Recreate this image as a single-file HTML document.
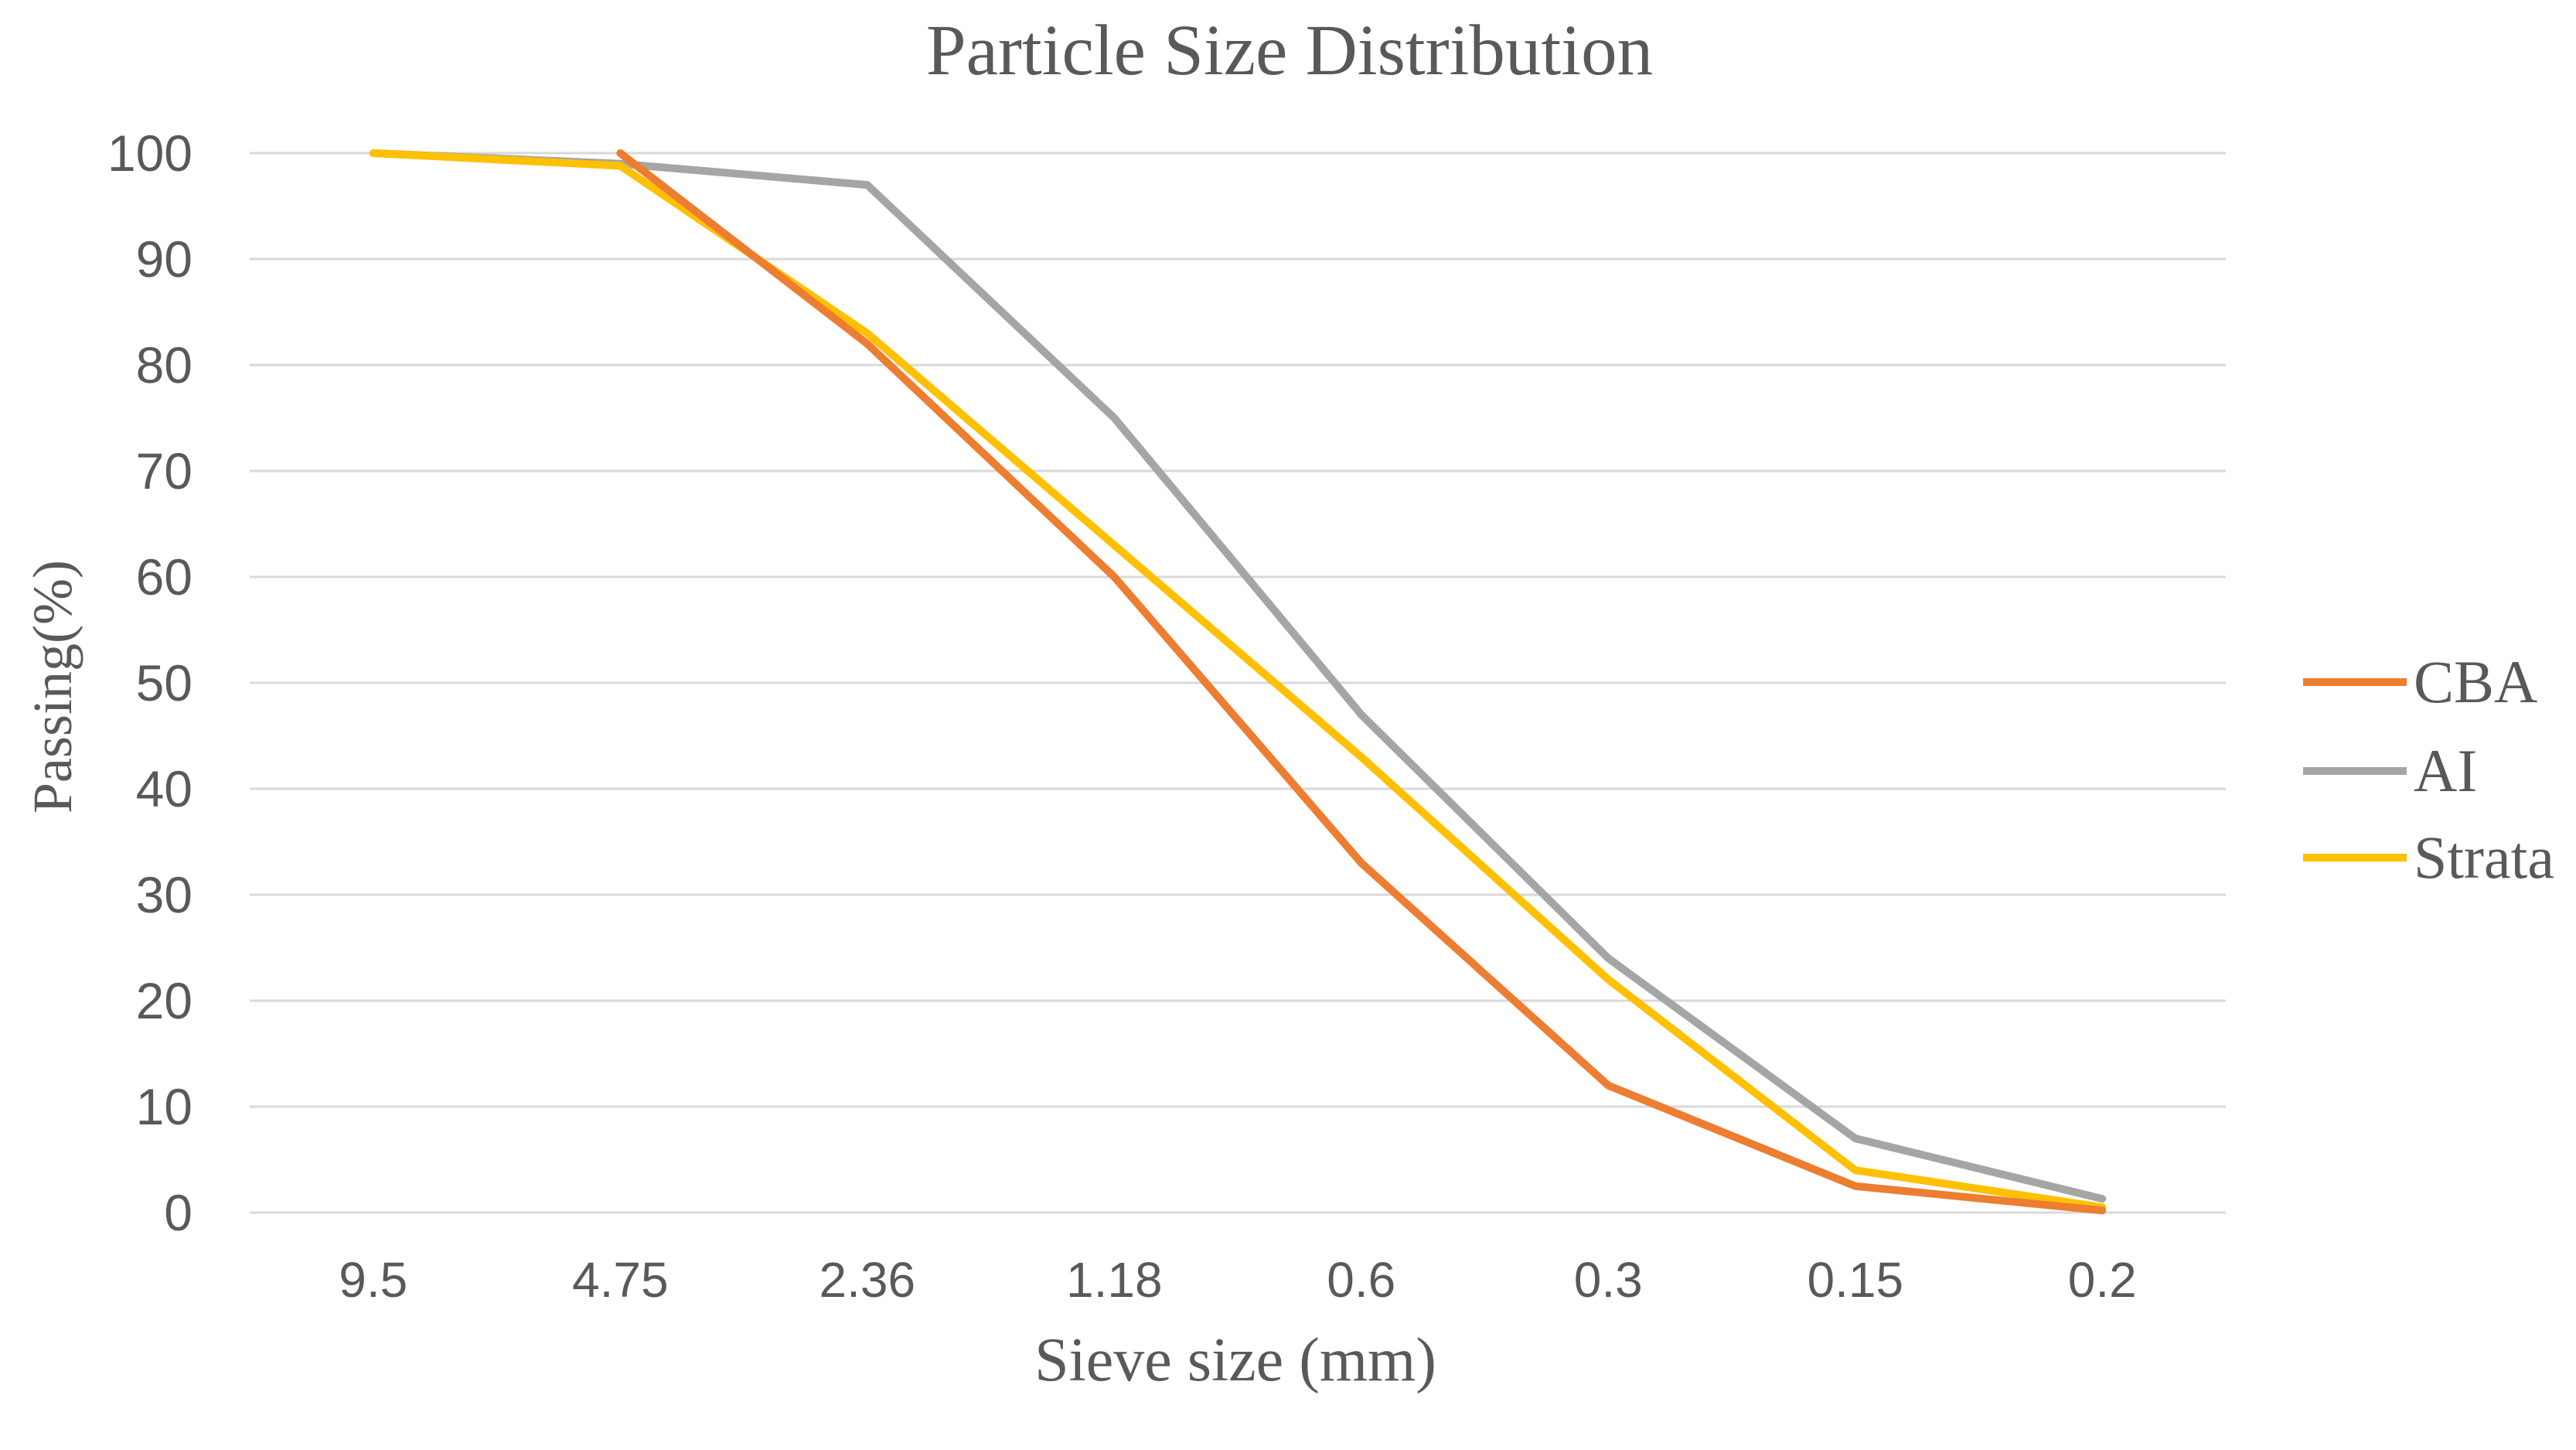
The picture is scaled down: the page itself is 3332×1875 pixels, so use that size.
<!DOCTYPE html>
<html><head><meta charset="utf-8"><style>
html,body{margin:0;padding:0;background:#fff;}
svg{display:block;}
</style></head><body>
<svg id="chart" width="3332" height="1875" viewBox="0 0 3332 1875" xmlns="http://www.w3.org/2000/svg">
<text x="1668" y="96" text-anchor="middle" font-family="Liberation Serif, serif" font-size="93" fill="#595959">Particle Size Distribution</text>
<g id="grid"></g>
<g id="yticks"></g>
<g id="xticks"></g>
<g id="series"></g>
<text x="1598" y="1785" text-anchor="middle" font-family="Liberation Serif, serif" font-size="80" fill="#595959">Sieve size (mm)</text>
<text transform="translate(92,888) rotate(-90)" text-anchor="middle" font-family="Liberation Serif, serif" font-size="72" fill="#595959">Passing(%)</text>
<g id="legend"></g>
</svg>
<script>
const categories = ["9.5","4.75","2.36","1.18","0.6","0.3","0.15","0.2"];
const yTicks = [0,10,20,30,40,50,60,70,80,90,100];
const cbaValues = [null,100,82,60,33,12,2.5,0.2];
const aiValues = [100,99,97,75,47,24,7,1.3];
const strataValues = [100,98.8,83,63,43,22,4,0.5];
const seriesNames = ["CBA","AI","Strata"];
const seriesColors = ["#ED7D31","#A5A5A5","#FFC000"];

const NS="http://www.w3.org/2000/svg";
const L=323,R=2879,T=198,B=1568;
const band=(R-L)/categories.length;
function xPos(i){return L+band*(i+0.5);}
function yPos(v){return B-(v/100)*(B-T);}
function mk(tag,attrs,parent){const e=document.createElementNS(NS,tag);for(const k in attrs)e.setAttribute(k,attrs[k]);parent.appendChild(e);return e;}

const grid=document.getElementById('grid'),yt=document.getElementById('yticks'),xt=document.getElementById('xticks');
yTicks.forEach(v=>{
  const l=mk('line',{x1:L,x2:R,y1:yPos(v),y2:yPos(v),stroke:'#D9D9D9','stroke-width':3},grid);
  
  
  const t=mk('text',{x:249,y:yPos(v)+23,'text-anchor':'end','font-family':'Liberation Sans, sans-serif','font-size':66,fill:'#595959'},yt);
  t.textContent=v;
  
  
});
categories.forEach((c,i)=>{
  const t=mk('text',{x:xPos(i),y:1677,'text-anchor':'middle','font-family':'Liberation Sans, sans-serif','font-size':64,fill:'#595959'},xt);
  t.textContent=c;
  
  
});
const sg=document.getElementById('series');
const order=[1,2,0];
order.forEach(si=>{
  const vals=[cbaValues,aiValues,strataValues][si];
  const pts=[];
  vals.forEach((v,i)=>{if(v!==null)pts.push(xPos(i).toFixed(1)+','+yPos(v).toFixed(1));});
  const p=mk('polyline',{points:pts.join(' '),fill:'none',stroke:seriesColors[si],'stroke-width':10,'stroke-linejoin':'round','stroke-linecap':'round'},sg);
  
  
});
const lg=document.getElementById('legend');
const ly=[882,997,1109];
seriesNames.forEach((n,i)=>{
  const l=mk('line',{x1:2979,x2:3113,y1:ly[i],y2:ly[i],stroke:seriesColors[i],'stroke-width':10},lg);
  
  
  const t=mk('text',{x:3122,y:ly[i]+26,'font-family':'Liberation Serif, serif','font-size':78,fill:'#595959'},lg);
  t.textContent=n;
  
  
});
</script>
</body></html>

- STATED PROBLEM -
Retype everything in the material word for word, minus pictures.

- TASK SOLUTION -
Recreate this image as a single-file HTML document.
The picture is scaled down: the page itself is 3332×1875 pixels, so use that size.
<!DOCTYPE html>
<html><head><meta charset="utf-8"><style>
html,body{margin:0;padding:0;background:#fff;}
svg{display:block;}
</style></head><body>
<svg id="chart" width="3332" height="1875" viewBox="0 0 3332 1875" xmlns="http://www.w3.org/2000/svg">
<text x="1668" y="96" text-anchor="middle" font-family="Liberation Serif, serif" font-size="93" fill="#595959">Particle Size Distribution</text>
<g id="grid"></g>
<g id="yticks"></g>
<g id="xticks"></g>
<g id="series"></g>
<text x="1598" y="1785" text-anchor="middle" font-family="Liberation Serif, serif" font-size="80" fill="#595959">Sieve size (mm)</text>
<text transform="translate(92,888) rotate(-90)" text-anchor="middle" font-family="Liberation Serif, serif" font-size="72" fill="#595959">Passing(%)</text>
<g id="legend"></g>
</svg>
<script>
const categories = ["9.5","4.75","2.36","1.18","0.6","0.3","0.15","0.2"];
const yTicks = [0,10,20,30,40,50,60,70,80,90,100];
const cbaValues = [null,100,82,60,33,12,2.5,0.2];
const aiValues = [100,99,97,75,47,24,7,1.3];
const strataValues = [100,98.8,83,63,43,22,4,0.5];
const seriesNames = ["CBA","AI","Strata"];
const seriesColors = ["#ED7D31","#A5A5A5","#FFC000"];

const NS="http://www.w3.org/2000/svg";
const L=323,R=2879,T=198,B=1568;
const band=(R-L)/categories.length;
function xPos(i){return L+band*(i+0.5);}
function yPos(v){return B-(v/100)*(B-T);}
function mk(tag,attrs,parent){const e=document.createElementNS(NS,tag);for(const k in attrs)e.setAttribute(k,attrs[k]);parent.appendChild(e);return e;}

const grid=document.getElementById('grid'),yt=document.getElementById('yticks'),xt=document.getElementById('xticks');
yTicks.forEach(v=>{
  const l=mk('line',{x1:L,x2:R,y1:yPos(v),y2:yPos(v),stroke:'#D9D9D9','stroke-width':3},grid);
  
  
  const t=mk('text',{x:249,y:yPos(v)+23,'text-anchor':'end','font-family':'Liberation Sans, sans-serif','font-size':66,fill:'#595959'},yt);
  t.textContent=v;
  
  
});
categories.forEach((c,i)=>{
  const t=mk('text',{x:xPos(i),y:1677,'text-anchor':'middle','font-family':'Liberation Sans, sans-serif','font-size':64,fill:'#595959'},xt);
  t.textContent=c;
  
  
});
const sg=document.getElementById('series');
const order=[1,2,0];
order.forEach(si=>{
  const vals=[cbaValues,aiValues,strataValues][si];
  const pts=[];
  vals.forEach((v,i)=>{if(v!==null)pts.push(xPos(i).toFixed(1)+','+yPos(v).toFixed(1));});
  const p=mk('polyline',{points:pts.join(' '),fill:'none',stroke:seriesColors[si],'stroke-width':10,'stroke-linejoin':'round','stroke-linecap':'round'},sg);
  
  
});
const lg=document.getElementById('legend');
const ly=[882,997,1109];
seriesNames.forEach((n,i)=>{
  const l=mk('line',{x1:2979,x2:3113,y1:ly[i],y2:ly[i],stroke:seriesColors[i],'stroke-width':10},lg);
  
  
  const t=mk('text',{x:3122,y:ly[i]+26,'font-family':'Liberation Serif, serif','font-size':78,fill:'#595959'},lg);
  t.textContent=n;
  
  
});
</script>
</body></html>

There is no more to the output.